“Do you have any advice for how I can build those skills?” asked a wonderfully talented and intelligent young man earlier this week. “… relating to people. I’m more of a quiet and independent person. I’m not the life of the party.”
I raised my eyebrow and struggled to hold back the surprise I felt as this young man finished his question. Me?! Heck, I’ve asked myself some version of this question a bazillion times in my life. But there I was, a young man was looking at me as if I had the answer! Isn’t this ironic, I thought. How did I get here?
In the space of a few seconds that felt like an hour, I thought about it a little more. The truth is: as I look back over my life, I realize that I sort of stopped caring about the answer to that question. Things like that stopped bothering me. I shifted focus in my life and ironically, I found that I “fit in” a whole lot easier. I mustered my thoughts, found a few carefully sorted words, and asked a few more questions.
Relating to people is a relative thing. It’s situational and personality dependent. It changes all the time. Well, sorta… The things around us change all the time, but we own at least 50% of every relationship.
This young man went on to explain what was bothering him. Something troubled me about what he was saying – a disconnect. He seemed to be focused on what he perceived to be a negative about himself and describing it as if it were a flaw. What was he thinking?
I know him to be highly educated, curious, intelligent, humble, and eager to take on the world kind of guy. He seemed to be describing an awkward, uncomfortable, and insecure person who didn’t measure up to the people around him. This guy’s asking the wrong question, I thought.
“This is a great subject,” I told him. “I used to ask myself the same question all the time.” We went on to talk for a few minutes longer. Here’s the summary:
Accentuate the positive and don’t put yourself into situations that highlight the negative. If you aren’t into singing and you don’t like big crowds and attention, don’t go hang out at a Karaoke bar on Friday nights! Maybe that’s not your thing. Maybe your thing is volunteering at a food pantry, building homes for Habitat for Humanity, or writing the next great novel.
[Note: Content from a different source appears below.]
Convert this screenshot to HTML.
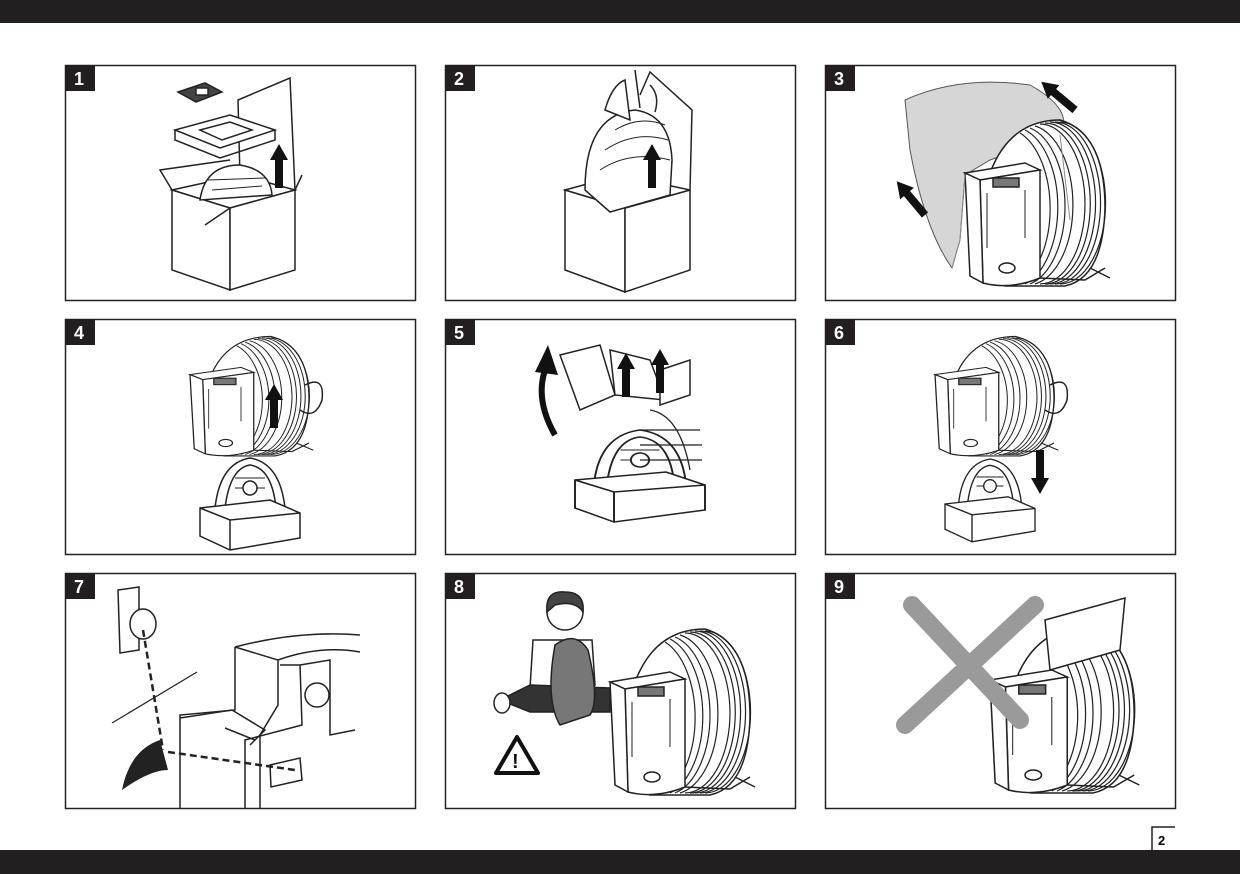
<!DOCTYPE html>
<html><head><meta charset="utf-8"><style>
html,body{margin:0;padding:0;background:#fff;}
svg{display:block}
text{font-family:"Liberation Sans",sans-serif;font-weight:bold}
</style></head><body>
<svg width="1240" height="874" viewBox="0 0 1240 874" xmlns="http://www.w3.org/2000/svg">
<defs>
<g id="dev" fill="#fff" stroke="#222" stroke-width="1.5">
 <path d="M25,55 Q45,2 95,2 Q140,15 140,90 Q138,160 100,168 L40,168 Z"/>
 <g fill="none" stroke-width="1.2">
  <path d="M95,4 A45 80 0 0 1 95,166"/>
  <path d="M90,4 A45 80 0 0 1 90,166"/>
  <path d="M85,4 A45 80 0 0 1 85,166"/>
  <path d="M80,5 A45 80 0 0 1 80,166"/>
  <path d="M75,6 A45 80 0 0 1 75,166"/>
  <path d="M70,8 A45 80 0 0 1 70,166"/>
  <path d="M65,10 A45 80 0 0 1 65,166"/>
  <path d="M60,12 A45 80 0 0 1 60,166"/>
  <path d="M55,15 A45 80 0 0 1 55,166"/>
 </g>
 <path d="M0,55 L60,45 L75,52 L15,62 Z"/>
 <path d="M15,62 L75,52 L75,160 Q45,172 18,165 Z"/>
 <path d="M0,55 L15,62 L18,165 L5,158 Z"/>
 <rect x="28" y="60" width="26" height="9" fill="#777"/>
 <path d="M22,75 L22,130 M60,72 L60,120" fill="none" stroke-width="1"/>
 <ellipse cx="42" cy="150" rx="8" ry="5"/>
 <path d="M75,160 L120,162 L140,150 M125,150 L145,160" fill="none"/>
</g>
<g id="base" fill="#fff" stroke="#222" stroke-width="1.5">
 <path d="M15,40 Q20,-5 50,-10 Q80,-5 85,40 Z"/>
 <path d="M25,40 Q30,0 50,-3 Q72,0 76,40" fill="none"/>
 <path d="M35,10 L65,10 M35,20 L65,20" fill="none" stroke-width="1"/>
 <circle cx="50" cy="20" r="7"/>
 <path d="M0,40 L70,32 L100,45 L100,70 L30,82 L0,68 Z"/>
 <path d="M0,40 L30,52 L100,45 M30,52 L30,82" fill="none"/>
</g>
<g id="arrowU"><path d="M-4,0 L-4,-28 L-9,-28 L0,-44 L9,-28 L4,-28 L4,0 Z" fill="#111"/></g>
</defs>
<rect x="0" y="0" width="1240" height="23" fill="#231f20"/>
<rect x="0" y="850" width="1240" height="24" fill="#231f20"/>
<path d="M1152,850 L1152,827 L1175,827" fill="none" stroke="#222" stroke-width="1.5"/>
<text x="1158" y="845" font-size="13">2</text>

<g fill="none" stroke="#222" stroke-width="1.5">
<rect x="65.5" y="65.5" width="350" height="235"/>
<rect x="445.5" y="65.5" width="350" height="235"/>
<rect x="825.5" y="65.5" width="350" height="235"/>
<rect x="65.5" y="319.5" width="350" height="235"/>
<rect x="445.5" y="319.5" width="350" height="235"/>
<rect x="825.5" y="319.5" width="350" height="235"/>
<rect x="65.5" y="573.5" width="350" height="235"/>
<rect x="445.5" y="573.5" width="350" height="235"/>
<rect x="825.5" y="573.5" width="350" height="235"/>
</g>
<g fill="#231f20">
<rect x="65" y="65" width="30" height="26"/><rect x="445" y="65" width="30" height="26"/><rect x="825" y="65" width="30" height="26"/>
<rect x="65" y="319" width="30" height="26"/><rect x="445" y="319" width="30" height="26"/><rect x="825" y="319" width="30" height="26"/>
<rect x="65" y="573" width="30" height="26"/><rect x="445" y="573" width="30" height="26"/><rect x="825" y="573" width="30" height="26"/>
</g>
<g fill="#fff" font-size="18">
<text x="74" y="85">1</text><text x="454" y="85">2</text><text x="834" y="85">3</text>
<text x="74" y="339">4</text><text x="454" y="339">5</text><text x="834" y="339">6</text>
<text x="74" y="593">7</text><text x="454" y="593">8</text><text x="834" y="593">9</text>
</g>

<!-- Panel 1 -->
<g fill="#fff" stroke="#222" stroke-width="1.5">
 <path d="M238,100 L290,78 L295,190 L240,178 Z"/>
 <path d="M172,190 L240,175 L295,190 L230,208 Z"/>
 <path d="M172,190 L172,270 L230,290 L230,208 Z"/>
 <path d="M230,208 L295,190 L295,270 L230,290 Z"/>
 <path d="M172,190 L160,170 L230,160 M230,208 L205,225 M295,190 L302,175" fill="none"/>
 <path d="M200,200 Q205,165 240,165 Q270,170 272,195 Z"/>
 <path d="M212,190 L262,186 M208,180 L265,178" fill="none" stroke-width="1"/>
 <path d="M175,130 L230,115 L275,130 L220,148 Z"/>
 <path d="M175,130 L175,140 L220,158 L275,140 L275,130" fill="none"/>
 <path d="M200,130 L230,122 L252,130 L222,140 Z"/>
 <path d="M178,92 L205,83 L222,92 L196,102 Z" fill="#444"/>
 <rect x="196" y="88" width="12" height="7" fill="#fff"/>
</g>
<use href="#arrowU" x="279" y="188"/>

<!-- Panel 2 -->
<g fill="#fff" stroke="#222" stroke-width="1.5">
 <path d="M640,95 L650,72 L692,110 L690,190"/>
 <path d="M565,190 L565,270 L625,292 L625,208 Z"/>
 <path d="M625,208 L690,190 L690,270 L625,292 Z"/>
 <path d="M565,190 L620,175 L690,190 L625,208 Z"/>
 <path d="M585,190 Q585,115 635,110 Q670,115 672,160 L670,195 L610,212 Z"/>
 <path d="M615,130 Q640,115 665,125 M605,150 Q635,130 668,140 M600,170 Q630,150 670,160" fill="none" stroke-width="1"/>
 <path d="M605,110 Q612,85 625,80 L630,120 Z"/>
 <path d="M635,70 L640,108 M650,85 Q660,95 655,112" fill="none"/>
</g>
<use href="#arrowU" x="652" y="188"/>

<!-- Panel 3 -->
<path d="M905,100 Q960,75 1030,85 Q1075,110 1060,135 L990,160 L965,175 L960,240 L952,268 Q925,230 910,150 Z" fill="#d6d6d6" stroke="#555" stroke-width="1"/>
<use href="#dev" transform="translate(965,118)"/>
<path d="M965,175 L960,240 L952,268 M1060,135 L1070,220" fill="none" stroke="#888" stroke-width="1"/>
<g transform="translate(1075,110) rotate(-50)"><use href="#arrowU"/></g>
<g transform="translate(925,215) rotate(-40)"><use href="#arrowU"/></g>

<!-- Panel 4 -->
<use href="#dev" transform="translate(190,335) scale(0.85,0.72)"/>
<path d="M305,385 Q325,375 322,400 Q315,420 300,410" fill="none" stroke="#222" stroke-width="1.5"/>
<use href="#arrowU" x="274" y="428"/>
<use href="#base" transform="translate(200,468)"/>

<!-- Panel 5 -->
<g fill="#fff" stroke="#222" stroke-width="1.5">
 <path d="M610,350 L650,360 L665,400 L615,395 Z"/>
 <path d="M560,355 L600,345 L615,395 L580,410 Z"/>
 <path d="M660,370 L690,360 L690,395 L660,405 Z"/>
</g>
<use href="#base" transform="translate(575,440) scale(1.3,1)"/>
<g fill="none" stroke="#222" stroke-width="1.3">
 <path d="M650,410 Q680,415 690,470 M640,430 L700,430 M640,445 L702,445 M640,460 L702,460"/>
</g>
<use href="#arrowU" x="626" y="397"/>
<use href="#arrowU" x="660" y="393"/>
<path d="M555,435 Q535,400 545,370" fill="none" stroke="#111" stroke-width="6"/>
<path d="M535,372 L548,345 L558,375 Z" fill="#111"/>

<!-- Panel 6 -->
<use href="#dev" transform="translate(935,335) scale(0.85,0.72)"/>
<path d="M1050,385 Q1070,375 1067,400 Q1060,420 1045,410" fill="none" stroke="#222" stroke-width="1.5"/>
<use href="#base" transform="translate(945,468) scale(0.9)"/>
<g transform="translate(1040,450) rotate(180)"><use href="#arrowU"/></g>

<!-- Panel 7 -->
<g fill="#fff" stroke="#222" stroke-width="1.5">
 <path d="M118,590 L139,587 L139,650 L120,653 Z"/>
 <ellipse cx="143" cy="624" rx="13" ry="15"/>
 <path d="M235,647 Q300,630 360,635 M235,647 L235,710 L180,715 L180,808 M235,647 L278,660 L278,705 L260,735 L260,808 M278,660 Q320,645 360,652 M280,665 L300,665 L302,725 L245,740 L245,808 M300,665 L330,660 L330,735 L355,730" fill="none"/>
 <circle cx="317" cy="695" r="12"/>
 <path d="M180,718 L232,710 L265,730 L250,745 M255,740 L225,728" fill="none"/>
 <path d="M270,765 L300,758 L302,780 L271,787 Z"/>
</g>
<path d="M143,630 L163,750 M168,752 L295,770" stroke="#222" stroke-width="2.5" stroke-dasharray="7,4" fill="none"/>
<line x1="112" y1="723" x2="197" y2="672" stroke="#222" stroke-width="1.2"/>
<path d="M122,790 Q130,750 160,740 L168,770 Q150,770 122,790 Z" fill="#222"/>

<!-- Panel 8 -->
<g stroke="#222" stroke-width="1.5">
 <path d="M533,640 L592,640 L595,685 L530,688 Z" fill="#fff"/>
 <circle cx="565" cy="612" r="18" fill="#fff"/>
 <path d="M547,612 Q545,590 565,592 Q585,592 583,612 Q575,600 555,605 Z" fill="#444"/>
 <path d="M500,700 L530,685 L610,688 L610,712 L530,712 Z" fill="#333"/>
 <path d="M555,645 Q575,630 588,650 Q600,700 590,715 L560,725 Q545,700 555,645 Z" fill="#777"/>
 <ellipse cx="502" cy="703" rx="8" ry="10" fill="#fff"/>
</g>
<use href="#dev" transform="translate(610,627)"/>
<path d="M496,773 L517,737 L538,773 Z" fill="#fff" stroke="#111" stroke-width="4" stroke-linejoin="round"/>
<text x="512" y="768" font-size="20" fill="#111">!</text>

<!-- Panel 9 -->
<use href="#dev" transform="translate(990,625) scale(1.03,1.0)"/>
<path d="M1045,620 L1125,598 L1120,650 L1050,670 Z" fill="#fff" stroke="#222" stroke-width="1.5"/>
<path d="M912,605 L1020,720 M1035,605 L905,725" stroke="#9a9a9a" stroke-width="18" stroke-linecap="round"/>
</svg>
</body></html>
If it is, cool! Go do more of that!
Michael Jordon was arguably one of the best basketball players of all time. I would not expect to see him on American Idol, unscrambling taxes for Wesley Snipes, or Dancing with the Stars. Not to bang on Michael Jordon, he might be good at that stuff, but the environments I just described might not be his thing.
Michael Jordon fits in on the basketball court. He practices basketball, speaks about basketball, plays basketball, and could probably teach basketball for some nice coin. Do you think he beats himself up if he can’t do taxes, sing the National Anthem, or defend a criminal in court? I sincerely doubt it.
If you’ve ever asked yourself whether or not you fit in, be sure to add “where” to your question. Life is not a matter of fitting in or not fitting in. We ALL don’t fit in somewhere. Of course, we also DO fit in somewhere. The answer to “where” comes from a little soul searching.
I know I don’t fit in everywhere. Frankly, I wonder who would want to? It’s exhausting to try to be something or someone we’re not.